Does someone want to explain the end of The Return of the King to me?
Generally I enjoy the books and the movies (any part that has Eowyn in it is my favorite. Yeah, I’m biased like that.). Generally I enjoy the storyline, the characters, and yeah, parts of Return of the King make me cry. Like Gandalf’s “Far Green Country” speech. Tearjerker for sure.
BUT (you knew the but was coming, right?)
I don’t understand why Frodo goes to the Grey Havens at the end.
Really, the entire last part regarding Frodo annoys me, because he gets home, he’s saved Middle-Earth, and yet, he can’t get over it. Now, not that I’m saying he hasn’t gone through terrible, horrible, life-altering, deep things. But so has Sam. And Merry. And Pippin. And just about everyone else in the film. It’s not like Frodo is in a sort of special circumstances here. Yes, he was the Ring Bearer, and yes, that leaves indelible marks. But–I think Frodo’s sort of coping out at the end.
I think this for a few reasons: one is also literary, and one is practical.
From a literary perspective, you can draw the parallel to Harry Potter, because both Frodo and Harry have to battle evil on a visceral, “in your face” circumstance, for an extended period of time (Harry for even longer than Frodo; the Fellowship Quest lasts a bit over a year, whereas Harry’s consumes seven years of his life, if you just count him actively fighting against Voldemort). Both of them are chosen for something, but in a way they had no choice about it. No one else could take the Ring, no one else could truly defeat Voldemort.
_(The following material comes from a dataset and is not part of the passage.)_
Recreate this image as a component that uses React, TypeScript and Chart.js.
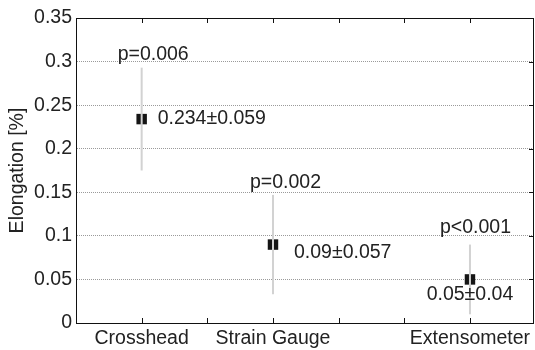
import React, { useEffect, useRef } from "react";
import { Chart, registerables } from "chart.js";

Chart.register(...registerables);

// ---- data ----
const categories = ["Crosshead", "Strain Gauge", "Extensometer"];
const categoryPositions = [1, 2, 3.5];
const means = [0.234, 0.09, 0.05];
const sds = [0.059, 0.057, 0.04];
const pLabels = ["p=0.006", "p=0.002", "p<0.001"];
const valueLabels = ["0.234±0.059", "0.09±0.057", "0.05±0.04"];
const yTickValues = [0, 0.05, 0.1, 0.15, 0.2, 0.25, 0.3, 0.35];
const xTickValues = [0.5, 1, 1.5, 2, 2.5, 3, 3.5, 3.98];

// ---- layout / style (pixels) ----
const FONT = '"Liberation Sans", Arial, Helvetica, sans-serif';
const FONT_SIZE = 19.5;
const TEXT_COLOR = "#222222";
const pLabelOffsets = [
  { dx: -24, dy: -8 },
  { dx: -23, dy: -7 },
  { dx: -30, dy: -12 },
];
const valueLabelOffsets = [
  { dx: 16, dy: 0, align: "left" as CanvasTextAlign },
  { dx: 21, dy: 8, align: "left" as CanvasTextAlign },
  { dx: 0, dy: 15, align: "center" as CanvasTextAlign },
];

const annotationPlugin = {
  id: "frameAndLabels",
  afterDatasetsDraw(chart: any) {
    const { ctx, chartArea } = chart;
    const xs = chart.scales.x;
    const ys = chart.scales.y;
    ctx.save();
    ctx.strokeStyle = "#111111";
    ctx.lineWidth = 1;
    ctx.strokeRect(
      Math.round(chartArea.left) + 0.5,
      Math.round(chartArea.top) + 0.5,
      Math.round(chartArea.right - chartArea.left),
      Math.round(chartArea.bottom - chartArea.top)
    );
    ctx.beginPath();
    xs.ticks.forEach((t: any) => {
      const px = Math.round(xs.getPixelForValue(t.value)) + 0.5;
      if (px <= chartArea.left + 2 || px >= chartArea.right - 2) return;
      ctx.moveTo(px, chartArea.bottom);
      ctx.lineTo(px, chartArea.bottom - 5);
      ctx.moveTo(px, chartArea.top);
      ctx.lineTo(px, chartArea.top + 5);
    });
    ys.ticks.forEach((t: any) => {
      const py = Math.round(ys.getPixelForValue(t.value)) + 0.5;
      if (py <= chartArea.top + 2 || py >= chartArea.bottom - 2) return;
      ctx.moveTo(chartArea.right, py);
      ctx.lineTo(chartArea.right - 4, py);
    });
    ctx.stroke();

    ctx.fillStyle = TEXT_COLOR;
    ctx.font = `${FONT_SIZE}px ${FONT}`;
    categoryPositions.forEach((pos, i) => {
      const px = xs.getPixelForValue(pos);
      const top = ys.getPixelForValue(means[i] + sds[i]);
      const mid = ys.getPixelForValue(means[i]);
      ctx.textAlign = "left";
      ctx.textBaseline = "alphabetic";
      ctx.fillText(pLabels[i], px + pLabelOffsets[i].dx, top + pLabelOffsets[i].dy);
      ctx.textAlign = valueLabelOffsets[i].align;
      ctx.textBaseline = "middle";
      ctx.fillText(valueLabels[i], px + valueLabelOffsets[i].dx, mid + valueLabelOffsets[i].dy);
    });
    ctx.restore();
  },
};

export default function App() {
  const canvasRef = useRef<HTMLCanvasElement | null>(null);

  useEffect(() => {
    if (!canvasRef.current) return;
    const errorBarSets = categoryPositions.map((pos, i) => ({
      type: "line" as const,
      data: [
        { x: pos, y: means[i] - sds[i] },
        { x: pos, y: means[i] + sds[i] },
      ],
      borderColor: "#d2d2d2",
      borderWidth: 2,
      pointRadius: 0,
      fill: false,
      order: 0,
    }));
    const meanSet = {
      type: "scatter" as const,
      data: categoryPositions.map((x, i) => ({ x, y: means[i] })),
      pointStyle: "rect",
      pointRadius: 7.4,
      backgroundColor: "#151515",
      borderWidth: 0,
      order: 1,
    };

    const chart = new Chart(canvasRef.current, {
      type: "scatter",
      data: { datasets: [...errorBarSets, meanSet] as any },
      plugins: [annotationPlugin],
      options: {
        animation: false,
        responsive: false,
        layout: { autoPadding: false, padding: { left: 0, top: 18, right: 2, bottom: 0 } },
        plugins: { legend: { display: false }, tooltip: { enabled: false } },
        scales: {
          x: {
            type: "linear",
            min: 0.5,
            max: 3.98,
            afterFit: (s: any) => {
              s.height = 27;
            },
            afterBuildTicks: (s: any) => {
              s.ticks = xTickValues.map((v) => ({ value: v }));
            },
            grid: { display: false, drawTicks: false },
            border: { display: true, color: "#111111", width: 1 },
            ticks: {
              padding: 0,
              color: TEXT_COLOR,
              font: { family: FONT, size: FONT_SIZE, lineHeight: 1.61 },
              maxRotation: 0,
              autoSkip: false,
              callback: (v: any) => {
                const idx = categoryPositions.indexOf(Number(v));
                return idx >= 0 ? categories[idx] : "";
              },
            },
          },
          y: {
            type: "linear",
            min: 0,
            max: 0.35,
            afterFit: (s: any) => {
              s.width = 76;
            },
            afterBuildTicks: (s: any) => {
              s.ticks = yTickValues.map((v) => ({ value: v }));
            },
            grid: { color: "#9a9a9a", lineWidth: 1, drawTicks: false },
            border: { display: true, color: "#111111", width: 1, dash: [1, 1] },
            title: {
              display: true,
              text: "Elongation [%]",
              color: TEXT_COLOR,
              font: { family: FONT, size: FONT_SIZE },
              padding: { top: 6, bottom: 0 },
            },
            ticks: {
              padding: 4,
              color: TEXT_COLOR,
              font: { family: FONT, size: FONT_SIZE },
              callback: (v: any) => String(Number(Number(v).toFixed(2))),
            },
          },
        },
      },
    });
    return () => chart.destroy();
  }, []);

  return (
    <div style={{ position: "absolute", left: 0, top: 0, width: 535, height: 350, background: "#ffffff" }}>
      <canvas ref={canvasRef} width={535} height={350} style={{ width: 535, height: 350 }} />
    </div>
  );
}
There were no other options. Both were possessed at some point by the evil they hunted.
Aso on a practical level, I think it’s a cop-out. Frodo essentially can’t handle his life after the ring, so he gets to go away with Gandalf and the Elves and his uncle. But in “real life”, people who suffer trauma don’t get to just to go off to the “far green country”, until they die. They have to learn to live with what has happened to them, and then somehow move on, and handle what has happened to them. Everyone has scars that won’t heal, as Frodo muses near the end of the film. I’m sure you do. I do. And of course we have emotional scars. People don’t get out of it. But…Frodo does. Why?
Also, knowing how Catholic Tolkien was, it makes me wonder what the theological reasoning was (he definitely wrote heavy theology into his books–it’s quite obvious). The Grey Havens aren’t Heaven, exactly, I don’t think. They’re not Purgatory. Where is Frodo really going? It doesn’t feel like a Christian idea of Heaven where he’s being rewarded for his good deeds, his faith, during his life. Instead, he makes it sound that he’s going because he can’t handle regular life anymore, as he says in his speech to Sam: “We set out to save the Shire. And it has been saved. But not for me.”
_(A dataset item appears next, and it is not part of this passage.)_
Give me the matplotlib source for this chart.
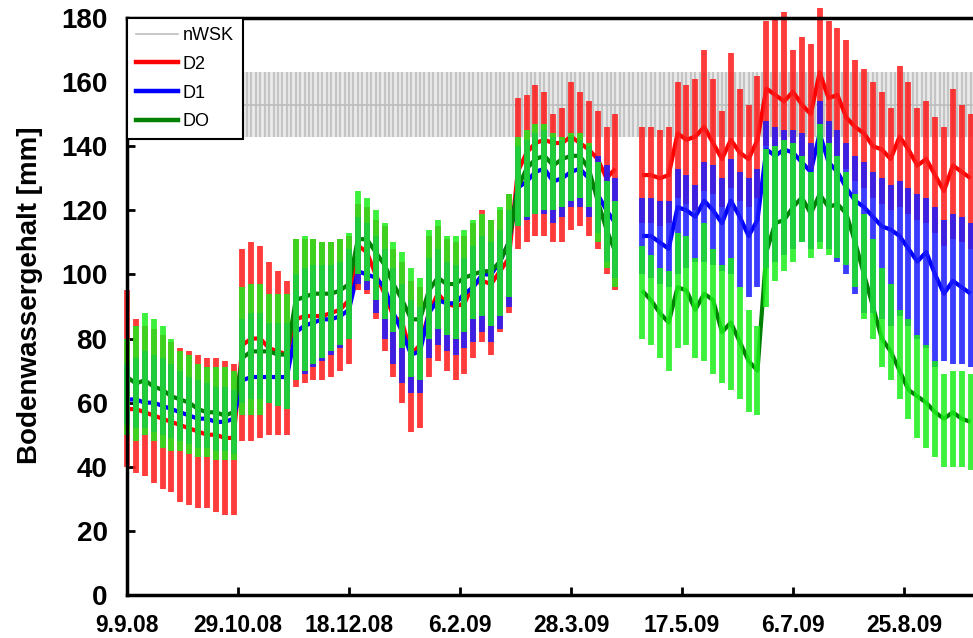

Is Frodo like a martyr to the ring? But if so, why did he come back at all? A martyr would have died on Mount Doom, after the ring was destroyed.
So, I suppose I question Tolkien’s ending on two levels: 1) why did Frodo come back at all after the destruction of the ring, and 2) why does he leave? That’s not a realistic thing to me. No one else gets to do this, except the elves (and the Grey Havens are theirs to begin with), Gandalf and Bilbo.
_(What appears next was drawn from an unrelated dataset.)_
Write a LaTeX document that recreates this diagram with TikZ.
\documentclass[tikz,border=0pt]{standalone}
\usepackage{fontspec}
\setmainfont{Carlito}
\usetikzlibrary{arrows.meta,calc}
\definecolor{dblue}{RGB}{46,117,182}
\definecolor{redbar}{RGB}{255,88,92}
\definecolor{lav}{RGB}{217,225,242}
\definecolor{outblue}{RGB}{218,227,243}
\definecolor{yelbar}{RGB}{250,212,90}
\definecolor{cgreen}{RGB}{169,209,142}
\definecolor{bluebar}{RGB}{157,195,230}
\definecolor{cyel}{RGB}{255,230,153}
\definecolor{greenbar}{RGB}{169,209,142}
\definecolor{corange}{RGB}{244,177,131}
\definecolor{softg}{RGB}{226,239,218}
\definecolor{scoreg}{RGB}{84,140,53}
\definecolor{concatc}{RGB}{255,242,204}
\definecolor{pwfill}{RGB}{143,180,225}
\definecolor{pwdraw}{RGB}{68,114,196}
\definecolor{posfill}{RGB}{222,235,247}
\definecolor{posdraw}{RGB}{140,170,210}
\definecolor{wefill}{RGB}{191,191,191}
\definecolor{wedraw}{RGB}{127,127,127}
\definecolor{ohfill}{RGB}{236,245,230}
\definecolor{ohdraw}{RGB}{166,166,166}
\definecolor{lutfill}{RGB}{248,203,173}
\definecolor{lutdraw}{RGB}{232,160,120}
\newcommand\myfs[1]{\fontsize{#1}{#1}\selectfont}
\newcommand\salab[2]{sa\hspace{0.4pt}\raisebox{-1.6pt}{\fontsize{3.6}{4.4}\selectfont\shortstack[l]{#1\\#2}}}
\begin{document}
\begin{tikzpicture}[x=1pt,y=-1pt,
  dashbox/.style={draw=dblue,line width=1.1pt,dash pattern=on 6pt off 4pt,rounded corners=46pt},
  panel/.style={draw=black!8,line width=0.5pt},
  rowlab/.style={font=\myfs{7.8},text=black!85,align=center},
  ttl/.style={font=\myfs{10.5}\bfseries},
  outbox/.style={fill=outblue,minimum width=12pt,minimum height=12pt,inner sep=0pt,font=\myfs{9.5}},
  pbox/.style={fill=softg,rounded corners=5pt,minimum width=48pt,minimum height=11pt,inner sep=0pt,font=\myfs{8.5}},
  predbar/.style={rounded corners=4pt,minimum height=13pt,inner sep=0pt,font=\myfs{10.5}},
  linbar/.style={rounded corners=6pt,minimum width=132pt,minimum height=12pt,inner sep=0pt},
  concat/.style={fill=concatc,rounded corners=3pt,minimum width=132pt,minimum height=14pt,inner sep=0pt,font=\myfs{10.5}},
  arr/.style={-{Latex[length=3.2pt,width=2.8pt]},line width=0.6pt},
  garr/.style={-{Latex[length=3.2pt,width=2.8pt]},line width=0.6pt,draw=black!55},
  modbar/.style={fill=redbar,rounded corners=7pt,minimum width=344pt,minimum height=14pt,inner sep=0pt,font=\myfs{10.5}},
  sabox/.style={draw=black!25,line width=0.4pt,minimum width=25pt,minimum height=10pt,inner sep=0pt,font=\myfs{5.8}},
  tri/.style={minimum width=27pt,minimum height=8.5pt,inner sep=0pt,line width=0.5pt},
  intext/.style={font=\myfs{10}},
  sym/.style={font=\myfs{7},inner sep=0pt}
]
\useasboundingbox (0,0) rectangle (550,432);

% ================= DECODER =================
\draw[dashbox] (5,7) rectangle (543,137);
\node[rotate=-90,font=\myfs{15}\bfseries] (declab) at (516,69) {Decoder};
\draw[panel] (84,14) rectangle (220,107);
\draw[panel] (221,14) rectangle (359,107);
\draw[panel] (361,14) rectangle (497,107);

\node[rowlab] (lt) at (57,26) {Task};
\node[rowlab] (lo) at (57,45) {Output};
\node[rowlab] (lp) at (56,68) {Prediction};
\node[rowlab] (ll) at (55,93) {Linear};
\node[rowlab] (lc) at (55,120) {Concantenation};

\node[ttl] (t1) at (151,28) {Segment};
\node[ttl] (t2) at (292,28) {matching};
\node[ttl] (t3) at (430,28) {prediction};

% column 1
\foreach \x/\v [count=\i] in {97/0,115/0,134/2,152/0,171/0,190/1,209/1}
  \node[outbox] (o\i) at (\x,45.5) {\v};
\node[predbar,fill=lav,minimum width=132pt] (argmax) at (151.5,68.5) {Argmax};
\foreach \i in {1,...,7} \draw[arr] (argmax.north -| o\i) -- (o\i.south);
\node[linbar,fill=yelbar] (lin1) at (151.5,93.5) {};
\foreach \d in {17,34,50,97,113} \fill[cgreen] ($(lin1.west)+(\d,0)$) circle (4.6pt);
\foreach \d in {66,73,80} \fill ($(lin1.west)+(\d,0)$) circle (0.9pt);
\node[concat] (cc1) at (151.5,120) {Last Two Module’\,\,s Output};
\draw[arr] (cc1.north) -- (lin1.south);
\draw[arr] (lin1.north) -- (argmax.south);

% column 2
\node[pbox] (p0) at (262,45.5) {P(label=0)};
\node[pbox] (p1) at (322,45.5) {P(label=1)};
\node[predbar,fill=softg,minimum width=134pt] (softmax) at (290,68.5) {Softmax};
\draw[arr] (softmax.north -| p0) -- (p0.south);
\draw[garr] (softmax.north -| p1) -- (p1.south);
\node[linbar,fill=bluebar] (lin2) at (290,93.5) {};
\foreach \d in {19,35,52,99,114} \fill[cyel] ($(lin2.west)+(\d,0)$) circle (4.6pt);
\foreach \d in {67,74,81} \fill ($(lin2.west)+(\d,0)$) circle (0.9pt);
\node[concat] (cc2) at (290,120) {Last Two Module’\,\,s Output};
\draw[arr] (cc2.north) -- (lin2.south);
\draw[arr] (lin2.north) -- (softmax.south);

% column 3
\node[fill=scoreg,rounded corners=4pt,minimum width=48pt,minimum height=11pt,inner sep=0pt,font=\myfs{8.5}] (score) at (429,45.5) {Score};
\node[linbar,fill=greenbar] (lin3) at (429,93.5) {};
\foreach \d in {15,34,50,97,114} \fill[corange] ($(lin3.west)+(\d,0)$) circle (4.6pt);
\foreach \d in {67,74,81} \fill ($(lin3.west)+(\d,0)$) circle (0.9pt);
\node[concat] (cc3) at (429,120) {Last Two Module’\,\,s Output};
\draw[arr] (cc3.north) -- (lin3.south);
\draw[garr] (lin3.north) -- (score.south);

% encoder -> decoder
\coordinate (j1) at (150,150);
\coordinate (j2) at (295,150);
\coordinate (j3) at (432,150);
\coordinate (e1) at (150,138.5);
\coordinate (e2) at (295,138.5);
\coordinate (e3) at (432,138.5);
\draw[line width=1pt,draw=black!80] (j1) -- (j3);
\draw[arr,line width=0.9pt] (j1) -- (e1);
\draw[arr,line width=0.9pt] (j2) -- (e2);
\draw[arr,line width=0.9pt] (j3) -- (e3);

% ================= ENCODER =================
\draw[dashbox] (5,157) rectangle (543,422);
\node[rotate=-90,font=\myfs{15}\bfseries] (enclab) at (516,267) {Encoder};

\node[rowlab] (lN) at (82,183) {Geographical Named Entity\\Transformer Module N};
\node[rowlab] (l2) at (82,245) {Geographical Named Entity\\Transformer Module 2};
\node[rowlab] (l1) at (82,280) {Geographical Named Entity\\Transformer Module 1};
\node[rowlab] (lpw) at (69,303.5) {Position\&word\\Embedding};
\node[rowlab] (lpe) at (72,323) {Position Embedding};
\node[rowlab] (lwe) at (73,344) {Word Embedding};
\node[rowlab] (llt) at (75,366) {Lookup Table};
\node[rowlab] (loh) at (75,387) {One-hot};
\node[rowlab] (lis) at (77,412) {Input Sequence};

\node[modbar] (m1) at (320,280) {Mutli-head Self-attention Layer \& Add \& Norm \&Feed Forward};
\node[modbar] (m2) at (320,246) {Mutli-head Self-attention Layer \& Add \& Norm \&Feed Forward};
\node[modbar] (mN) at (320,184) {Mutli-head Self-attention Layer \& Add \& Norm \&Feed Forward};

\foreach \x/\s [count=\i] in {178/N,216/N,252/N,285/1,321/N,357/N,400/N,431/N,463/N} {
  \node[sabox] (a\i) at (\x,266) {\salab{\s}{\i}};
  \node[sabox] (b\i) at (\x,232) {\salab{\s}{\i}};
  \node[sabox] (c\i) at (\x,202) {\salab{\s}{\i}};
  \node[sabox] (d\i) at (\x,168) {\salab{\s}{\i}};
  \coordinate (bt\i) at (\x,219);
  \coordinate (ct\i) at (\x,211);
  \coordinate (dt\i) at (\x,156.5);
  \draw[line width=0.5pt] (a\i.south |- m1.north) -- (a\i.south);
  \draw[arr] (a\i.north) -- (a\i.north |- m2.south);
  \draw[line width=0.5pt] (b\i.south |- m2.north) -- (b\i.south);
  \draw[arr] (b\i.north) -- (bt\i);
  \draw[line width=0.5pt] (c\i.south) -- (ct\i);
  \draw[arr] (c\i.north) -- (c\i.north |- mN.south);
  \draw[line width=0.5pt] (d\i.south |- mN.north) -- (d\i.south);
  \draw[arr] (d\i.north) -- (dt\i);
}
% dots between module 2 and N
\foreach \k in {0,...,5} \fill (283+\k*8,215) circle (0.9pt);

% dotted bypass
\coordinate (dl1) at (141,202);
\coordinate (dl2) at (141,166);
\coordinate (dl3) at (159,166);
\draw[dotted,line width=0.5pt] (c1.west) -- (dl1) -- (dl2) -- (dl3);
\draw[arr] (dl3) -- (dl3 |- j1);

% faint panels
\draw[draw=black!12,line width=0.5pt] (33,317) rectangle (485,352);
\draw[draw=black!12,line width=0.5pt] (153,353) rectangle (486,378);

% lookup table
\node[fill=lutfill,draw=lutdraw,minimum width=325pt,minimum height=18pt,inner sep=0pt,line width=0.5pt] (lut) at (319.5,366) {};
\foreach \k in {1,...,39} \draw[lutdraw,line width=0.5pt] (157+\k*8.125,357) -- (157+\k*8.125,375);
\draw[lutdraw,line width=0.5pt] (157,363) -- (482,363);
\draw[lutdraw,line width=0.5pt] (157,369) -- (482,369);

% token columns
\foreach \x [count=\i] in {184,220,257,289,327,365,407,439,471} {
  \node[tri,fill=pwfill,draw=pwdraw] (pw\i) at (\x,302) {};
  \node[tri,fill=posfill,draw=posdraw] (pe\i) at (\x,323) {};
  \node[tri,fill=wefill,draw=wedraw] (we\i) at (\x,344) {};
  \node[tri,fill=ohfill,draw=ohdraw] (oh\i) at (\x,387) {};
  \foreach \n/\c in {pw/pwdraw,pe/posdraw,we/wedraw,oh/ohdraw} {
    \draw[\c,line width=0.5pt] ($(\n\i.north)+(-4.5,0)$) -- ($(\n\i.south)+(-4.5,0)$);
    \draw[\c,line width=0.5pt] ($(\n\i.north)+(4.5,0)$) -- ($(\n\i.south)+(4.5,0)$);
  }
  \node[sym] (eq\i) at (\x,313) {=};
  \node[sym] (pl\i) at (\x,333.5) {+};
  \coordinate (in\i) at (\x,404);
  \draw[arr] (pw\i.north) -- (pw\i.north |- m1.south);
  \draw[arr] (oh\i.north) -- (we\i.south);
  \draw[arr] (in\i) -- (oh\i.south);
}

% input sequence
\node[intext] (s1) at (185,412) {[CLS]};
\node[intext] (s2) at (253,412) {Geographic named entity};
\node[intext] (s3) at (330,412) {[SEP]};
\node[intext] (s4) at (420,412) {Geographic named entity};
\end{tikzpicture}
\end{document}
(Afterlife for the Hobbits is never really discussed in the film. It is for humans–both the people of Rohan and the people of Gondor have death rituals, ideas about the afterlife. Also for Dwarves–we see Gimli’s cousin’s tombstone in Fellowship. Elves have unusually long lives, but they do die, or fade away, eventually. Whatever elves do.)
Now, of course in the book, we have the Scouring of the Shire, which isn’t in the movies (it’s hinted in Fellowship, when Frodo looks into Galadriel’s mirror). Maybe that is the final thing for Frodo. But again, it begs the question: Are the other hobbits not affected by this? I can’t imagine that they are just A-OK with their home being destroyed.
So, in short, I very much dislike how Tolkien leaves his hero, in a sort of unheroic way.